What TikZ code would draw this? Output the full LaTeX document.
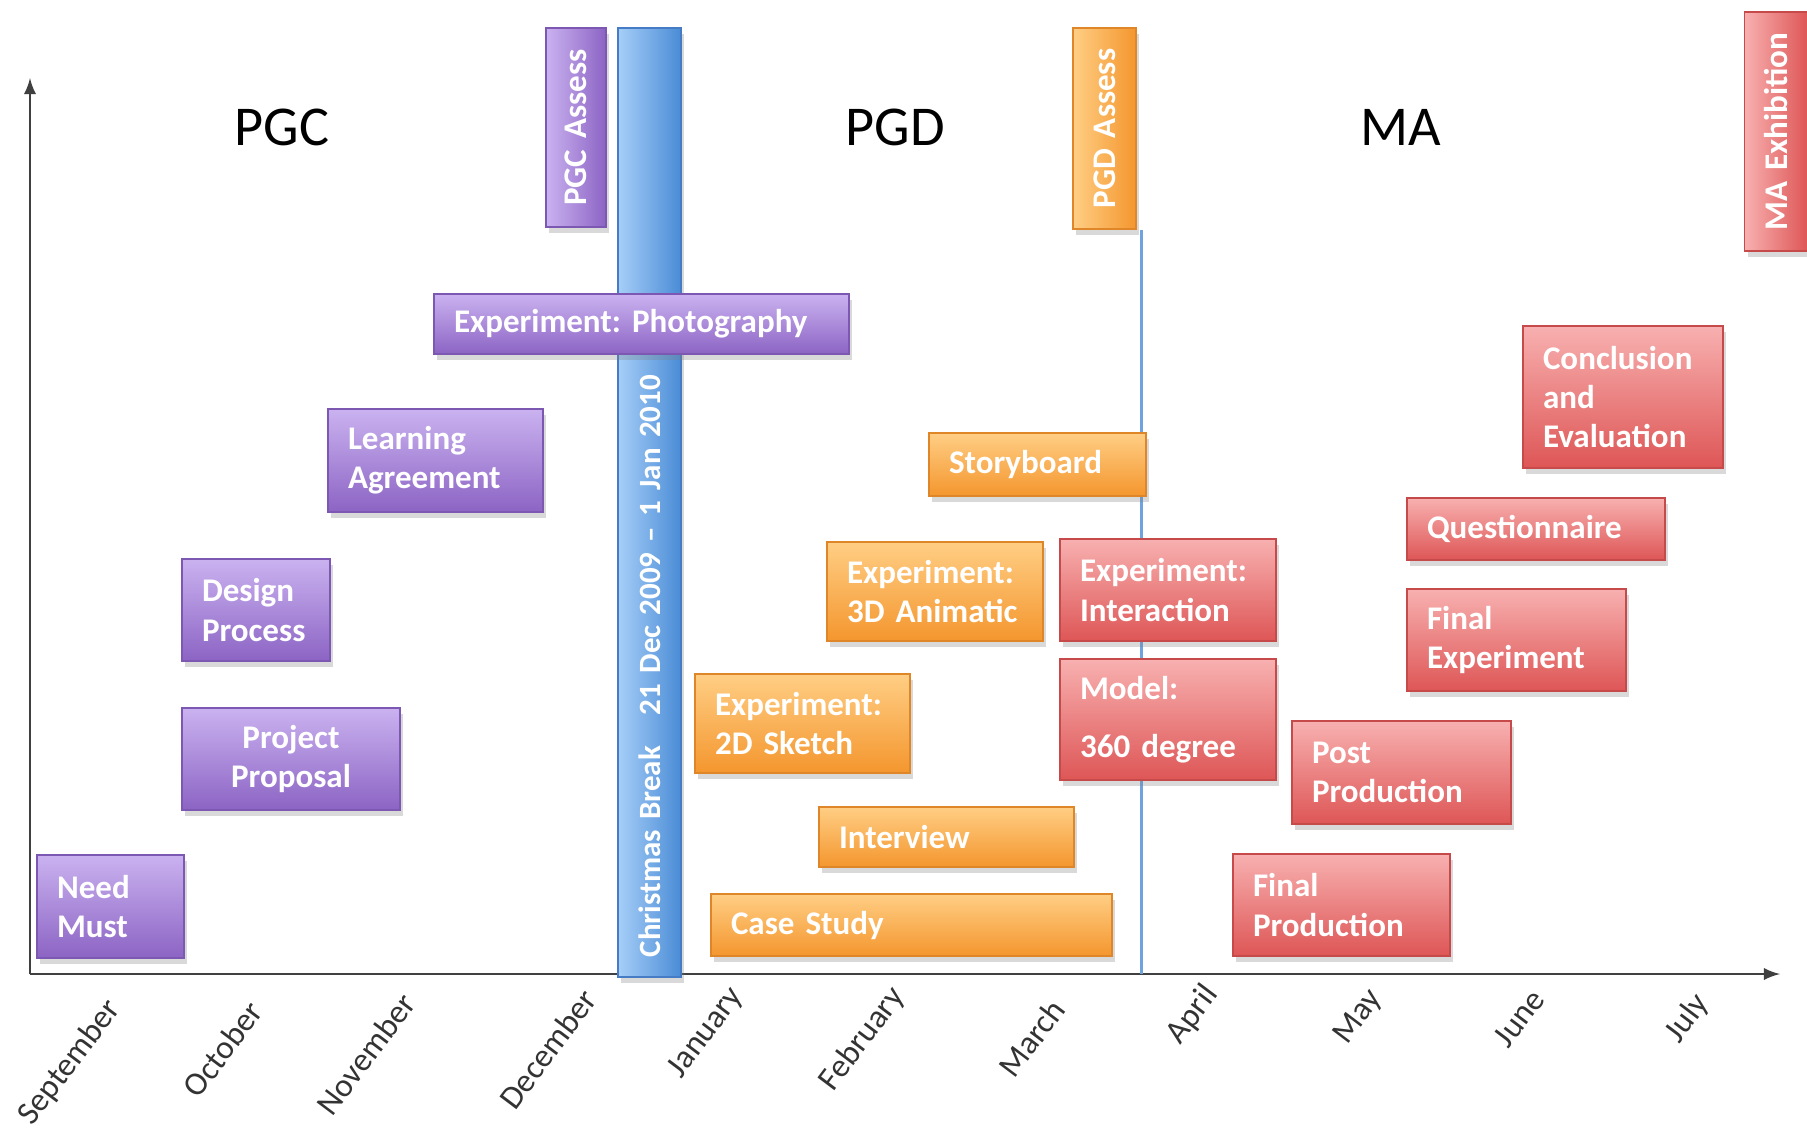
\documentclass[tikz,border=0pt]{standalone}
\usepackage{fontspec}
\setmainfont{Carlito}
\frenchspacing
\usetikzlibrary{shadows}
\definecolor{pgctop}{RGB}{202,178,240}
\definecolor{pgcbot}{RGB}{140,100,196}
\definecolor{pgcedge}{RGB}{125,88,178}
\definecolor{pgdtop}{RGB}{255,206,132}
\definecolor{pgdbot}{RGB}{244,150,46}
\definecolor{pgdedge}{RGB}{222,134,40}
\definecolor{matop}{RGB}{248,176,176}
\definecolor{mabot}{RGB}{222,86,86}
\definecolor{maedge}{RGB}{198,74,74}
\definecolor{xmastop}{RGB}{166,206,248}
\definecolor{xmasbot}{RGB}{74,140,214}
\definecolor{xmasedge}{RGB}{70,124,198}
\tikzset{
  task/.style={line width=0.3pt,text=white,align=left,inner xsep=2mm,inner ysep=0pt,
    font=\fontsize{9.4}{11.2}\selectfont\bfseries,
    drop shadow={opacity=0.3,shadow xshift=0.3mm,shadow yshift=-0.6mm}},
  pgcbox/.style={task,draw=pgcedge,top color=pgctop,bottom color=pgcbot},
  pgdbox/.style={task,draw=pgdedge,top color=pgdtop,bottom color=pgdbot},
  mabox/.style={task,draw=maedge,top color=matop,bottom color=mabot},
  assess/.style={rotate=90,align=center},
  phase/.style={font=\fontsize{16}{19}\selectfont,text=black},
  month/.style={rotate=53,anchor=east,inner sep=0pt,font=\fontsize{9.4}{11}\selectfont,text=black!80}
}
\begin{document}
\begin{tikzpicture}[x=1mm,y=-1mm]
  \useasboundingbox (0,0) rectangle (180.7,112.8);
  % axes
  \coordinate (origin) at (3,97.4);
  \coordinate (ytop) at (3,7.8);
  \coordinate (xend) at (178,97.4);
  \draw [line width=0.6pt,black!75,-latex] (origin)--(ytop);
  \draw [line width=0.6pt,black!75,-latex] (origin)--(xend);
  % phases
  \node [phase] (pgc) at (28.2,12.7) {PGC};
  \node [phase] (pgd) at (89.5,12.7) {PGD};
  \node [phase] (ma) at (140.1,12.7) {MA};
  % assessment line
  \node [task,draw=pgdedge,left color=pgdtop,right color=pgdbot,assess,text width=16.1mm,minimum height=6.3mm] (pgdassess) at (110.45,12.85) {PGD Assess};
  \draw [line width=0.6pt,xmasbot!80] ([xshift=0.5mm]pgdassess.south west)--([xshift=0.5mm]pgdassess.south west |- origin);
  % christmas
  \node [task,draw=xmasedge,left color=xmastop,right color=xmasbot,rotate=90,text width=90.9mm,minimum height=6.3mm,
    font=\fontsize{8.8}{11}\selectfont\bfseries] (xmas) at (64.95,50.25) {Christmas Break\quad 21 Dec 2009 -- 1 Jan 2010};
  % PGC
  \node [task,draw=pgcedge,left color=pgctop,right color=pgcbot,assess,text width=15.9mm,minimum height=6mm] (pgcassess) at (57.6,12.75) {PGC Assess};
  \node [pgcbox,text width=37.5mm,minimum height=6mm] (photo) at (64.15,32.4) {Experiment: Photography};
  \node [pgcbox,text width=17.5mm,minimum height=10.3mm] (learning) at (43.55,46.05) {Learning\\Agreement};
  \node [pgcbox,text width=10.8mm,minimum height=10.2mm] (design) at (25.6,61.0) {Design\\Process};
  \node [pgcbox,align=center,text width=17.8mm,minimum height=10.2mm] (proposal) at (29.1,75.9) {Project\\Proposal};
  \node [pgcbox,text width=10.7mm,minimum height=10.3mm] (need) at (11.05,90.65) {Need\\Must};
  % PGD
  \node [pgdbox,text width=17.7mm,minimum height=6.3mm] (story) at (103.75,46.45) {Storyboard};
  \node [pgdbox,text width=17.6mm,minimum height=9.9mm] (anim) at (93.5,59.15) {Experiment:\\3D Animatic};
  \node [pgdbox,text width=17.5mm,minimum height=9.9mm] (sketch) at (80.25,72.35) {Experiment:\\2D Sketch};
  \node [pgdbox,text width=21.5mm,minimum height=6mm] (interview) at (94.65,83.7) {Interview};
  \node [pgdbox,text width=36.1mm,minimum height=6.2mm] (casestudy) at (91.15,92.5) {Case Study};
  % MA
  \node [mabox,text width=17.6mm,minimum height=10.2mm] (interaction) at (116.8,59.0) {Experiment:\\Interaction};
  \node [mabox,text width=17.6mm,minimum height=12.1mm] (model) at (116.8,71.95) {Model:\\[1.9mm]360 degree};
  \node [mabox,text width=17.7mm,minimum height=10.2mm] (finalprod) at (134.15,90.5) {Final\\Production};
  \node [mabox,text width=17.9mm,minimum height=10.3mm] (postprod) at (140.15,77.25) {Post\\Production};
  \node [mabox,text width=17.9mm,minimum height=10.2mm] (finalexp) at (151.65,64.0) {Final\\Experiment};
  \node [mabox,text width=21.8mm,minimum height=6.2mm] (quest) at (153.6,52.9) {Questionnaire};
  \node [mabox,text width=16mm,minimum height=14.2mm] (conclusion) at (162.3,39.7) {Conclusion\\and\\Evaluation};
  \node [task,draw=maedge,left color=matop,right color=mabot,assess,text width=19.9mm,minimum height=6.3mm] (maexhib) at (177.6,13.15) {MA Exhibition};
  % months
  \foreach \mon/\mx/\my [count=\i] in {September/11.5/100.3,October/25.6/100.5,November/40.9/99.7,
      December/59.0/99.3,January/73.8/99.1,February/89.9/99.1,March/105.8/100.3,
      April/121.2/98.9,May/137.7/99.3,June/153.8/99.3,July/170.3/99.8}
    \node [month] (m\i) at (\mx,\my) {\mon};
\end{tikzpicture}
\end{document}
•••
● WORK TO COMPLETE
Find the word "draw" in the material, then list each line that holds it.

● EXERCISE SOLUTION
What TikZ code would draw this? Output the full LaTeX document.
  pgcbox/.style={task,draw=pgcedge,top color=pgctop,bottom color=pgcbot},
  pgdbox/.style={task,draw=pgdedge,top color=pgdtop,bottom color=pgdbot},
  mabox/.style={task,draw=maedge,top color=matop,bottom color=mabot},
  \draw [line width=0.6pt,black!75,-latex] (origin)--(ytop);
  \draw [line width=0.6pt,black!75,-latex] (origin)--(xend);
  \node [task,draw=pgdedge,left color=pgdtop,right color=pgdbot,assess,text width=16.1mm,minimum height=6.3mm] (pgdassess) at (110.45,12.85) {PGD Assess};
  \draw [line width=0.6pt,xmasbot!80] ([xshift=0.5mm]pgdassess.south west)--([xshift=0.5mm]pgdassess.south west |- origin);
  \node [task,draw=xmasedge,left color=xmastop,right color=xmasbot,rotate=90,text width=90.9mm,minimum height=6.3mm,
  \node [task,draw=pgcedge,left color=pgctop,right color=pgcbot,assess,text width=15.9mm,minimum height=6mm] (pgcassess) at (57.6,12.75) {PGC Assess};
  \node [task,draw=maedge,left color=matop,right color=mabot,assess,text width=19.9mm,minimum height=6.3mm] (maexhib) at (177.6,13.15) {MA Exhibition};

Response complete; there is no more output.